◆ Directions for this task
Nothing in the data should change when you return it, but leave the pictures out.

◆ Source excerpt
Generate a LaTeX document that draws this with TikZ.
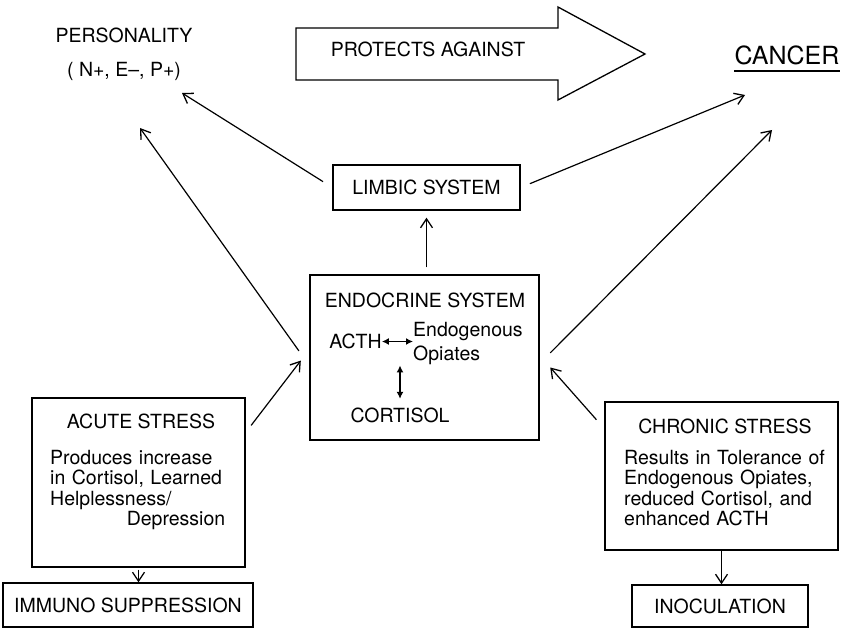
\documentclass[tikz,border=0pt]{standalone}
\usepackage{fontspec}
\setmainfont{TeX Gyre Heros}
\usetikzlibrary{arrows.meta}

\begin{document}
\begin{tikzpicture}
[x=1pt,y=-1pt,
 font=\fontsize{19.5}{20.5}\selectfont,
 box/.style={draw,line width=1.3pt,inner sep=0pt},
 lbl/.style={inner sep=0pt},
 txt/.style={inner sep=0pt,align=left,anchor=north west},
 arr/.style={line width=1.2pt,-{Straight Barb[length=9pt,width=12pt,line width=1.3pt]}},
 dbl/.style={line width=1.4pt,{Latex[length=7pt,width=7pt]}-{Latex[length=7pt,width=7pt]}}]
\useasboundingbox (0,0) rectangle (845,628);
\node[lbl] (pers) at (124,35.5) {PERSONALITY};
\node[lbl] (pvals) at (124,71) {( N+, E–, P+)};
\draw[line width=1.3pt] (296,28) -- (558,28) -- (558,7) -- (645,54) -- (558,100) -- (558,80) -- (296,80) -- cycle;
\node[lbl] (protects) at (428,49) {PROTECTS AGAINST};
\node[lbl,font=\fontsize{25}{26}\selectfont] (cancer) at (787,55) {CANCER};
\draw[line width=1.4pt] ([yshift=-7pt]cancer.base west) -- ([yshift=-7pt]cancer.base east);
\coordinate (p1) at (182,93);
\coordinate (p2) at (140,128);
\coordinate (c1) at (745,95);
\coordinate (c2) at (772,130);
\node[box,minimum width=187pt,minimum height=45pt] (limbic) at (426.5,187.5) {LIMBIC SYSTEM};
\node[box,minimum width=229pt,minimum height=165pt] (endocrine) at (424.5,357.5) {};
\node[lbl] (endotitle) at (425,300) {ENDOCRINE SYSTEM};
\node[lbl] (acth) at (355.5,341.5) {ACTH};
\node[lbl,align=left,anchor=west,font=\fontsize{19.5}{24}\selectfont] (opiates) at (413,344) {Endogenous\\Opiates};
\node[lbl] (cortisol) at (400,415.5) {CORTISOL};
\draw[dbl] (acth.east) -- (acth.east -| opiates.west);
\draw[dbl,shorten <=9pt] (cortisol.north) -- (cortisol.north |- opiates.south);
\node[box,minimum width=213pt,minimum height=169pt] (acute) at (138.5,482.5) {};
\node[lbl] (acutetitle) at (141,421) {ACUTE STRESS};
\node[txt,text width=175pt] (acutetext) at (50,450) {Produces increase\\in Cortisol, Learned\\Helplessness/\\\mbox{}\hfill Depression};
\node[box,minimum width=233pt,minimum height=148pt] (chronic) at (721.5,476) {};
\node[lbl] (chronictitle) at (725,426.5) {CHRONIC STRESS};
\node[txt,text width=210pt] (chronictext) at (624,450) {Results in Tolerance of\\Endogenous Opiates,\\reduced Cortisol, and\\enhanced ACTH};
\node[box,minimum width=250pt,minimum height=44pt] (immuno) at (128,605) {IMMUNO SUPPRESSION};
\node[box,minimum width=176pt,minimum height=42pt] (inoc) at (720,606) {INOCULATION};
\draw[arr,shorten <=11pt] (limbic.west) -- (p1);
\draw[arr,shorten <=18pt] (endocrine.184) -- (p2);
\draw[arr,shorten <=10pt] (limbic.east) -- (c1);
\draw[arr,shorten <=15pt] (endocrine.357) -- (c2);
\draw[arr,shorten <=7pt,shorten >=7pt] (limbic.south |- endocrine.north) -- (limbic.south);
\draw[arr,shorten <=9pt,shorten >=14pt] (acute.25) -- (endocrine.176);
\draw[arr,shorten <=12pt,shorten >=16pt] (chronic.158) -- (endocrine.1);
\draw[arr,shorten <=2pt] (acute.south) -- (acute.south |- immuno.north);
\draw[arr] (chronic.south) -- (chronic.south |- inoc.north);
\end{tikzpicture}
\end{document}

◆ Full output
Generate a LaTeX document that draws this with TikZ.
\documentclass[tikz,border=0pt]{standalone}
\usepackage{fontspec}
\setmainfont{TeX Gyre Heros}
\usetikzlibrary{arrows.meta}

\begin{document}
\begin{tikzpicture}
[x=1pt,y=-1pt,
 font=\fontsize{19.5}{20.5}\selectfont,
 box/.style={draw,line width=1.3pt,inner sep=0pt},
 lbl/.style={inner sep=0pt},
 txt/.style={inner sep=0pt,align=left,anchor=north west},
 arr/.style={line width=1.2pt,-{Straight Barb[length=9pt,width=12pt,line width=1.3pt]}},
 dbl/.style={line width=1.4pt,{Latex[length=7pt,width=7pt]}-{Latex[length=7pt,width=7pt]}}]
\useasboundingbox (0,0) rectangle (845,628);
\node[lbl] (pers) at (124,35.5) {PERSONALITY};
\node[lbl] (pvals) at (124,71) {( N+, E–, P+)};
\draw[line width=1.3pt] (296,28) -- (558,28) -- (558,7) -- (645,54) -- (558,100) -- (558,80) -- (296,80) -- cycle;
\node[lbl] (protects) at (428,49) {PROTECTS AGAINST};
\node[lbl,font=\fontsize{25}{26}\selectfont] (cancer) at (787,55) {CANCER};
\draw[line width=1.4pt] ([yshift=-7pt]cancer.base west) -- ([yshift=-7pt]cancer.base east);
\coordinate (p1) at (182,93);
\coordinate (p2) at (140,128);
\coordinate (c1) at (745,95);
\coordinate (c2) at (772,130);
\node[box,minimum width=187pt,minimum height=45pt] (limbic) at (426.5,187.5) {LIMBIC SYSTEM};
\node[box,minimum width=229pt,minimum height=165pt] (endocrine) at (424.5,357.5) {};
\node[lbl] (endotitle) at (425,300) {ENDOCRINE SYSTEM};
\node[lbl] (acth) at (355.5,341.5) {ACTH};
\node[lbl,align=left,anchor=west,font=\fontsize{19.5}{24}\selectfont] (opiates) at (413,344) {Endogenous\\Opiates};
\node[lbl] (cortisol) at (400,415.5) {CORTISOL};
\draw[dbl] (acth.east) -- (acth.east -| opiates.west);
\draw[dbl,shorten <=9pt] (cortisol.north) -- (cortisol.north |- opiates.south);
\node[box,minimum width=213pt,minimum height=169pt] (acute) at (138.5,482.5) {};
\node[lbl] (acutetitle) at (141,421) {ACUTE STRESS};
\node[txt,text width=175pt] (acutetext) at (50,450) {Produces increase\\in Cortisol, Learned\\Helplessness/\\\mbox{}\hfill Depression};
\node[box,minimum width=233pt,minimum height=148pt] (chronic) at (721.5,476) {};
\node[lbl] (chronictitle) at (725,426.5) {CHRONIC STRESS};
\node[txt,text width=210pt] (chronictext) at (624,450) {Results in Tolerance of\\Endogenous Opiates,\\reduced Cortisol, and\\enhanced ACTH};
\node[box,minimum width=250pt,minimum height=44pt] (immuno) at (128,605) {IMMUNO SUPPRESSION};
\node[box,minimum width=176pt,minimum height=42pt] (inoc) at (720,606) {INOCULATION};
\draw[arr,shorten <=11pt] (limbic.west) -- (p1);
\draw[arr,shorten <=18pt] (endocrine.184) -- (p2);
\draw[arr,shorten <=10pt] (limbic.east) -- (c1);
\draw[arr,shorten <=15pt] (endocrine.357) -- (c2);
\draw[arr,shorten <=7pt,shorten >=7pt] (limbic.south |- endocrine.north) -- (limbic.south);
\draw[arr,shorten <=9pt,shorten >=14pt] (acute.25) -- (endocrine.176);
\draw[arr,shorten <=12pt,shorten >=16pt] (chronic.158) -- (endocrine.1);
\draw[arr,shorten <=2pt] (acute.south) -- (acute.south |- immuno.north);
\draw[arr] (chronic.south) -- (chronic.south |- inoc.north);
\end{tikzpicture}
\end{document}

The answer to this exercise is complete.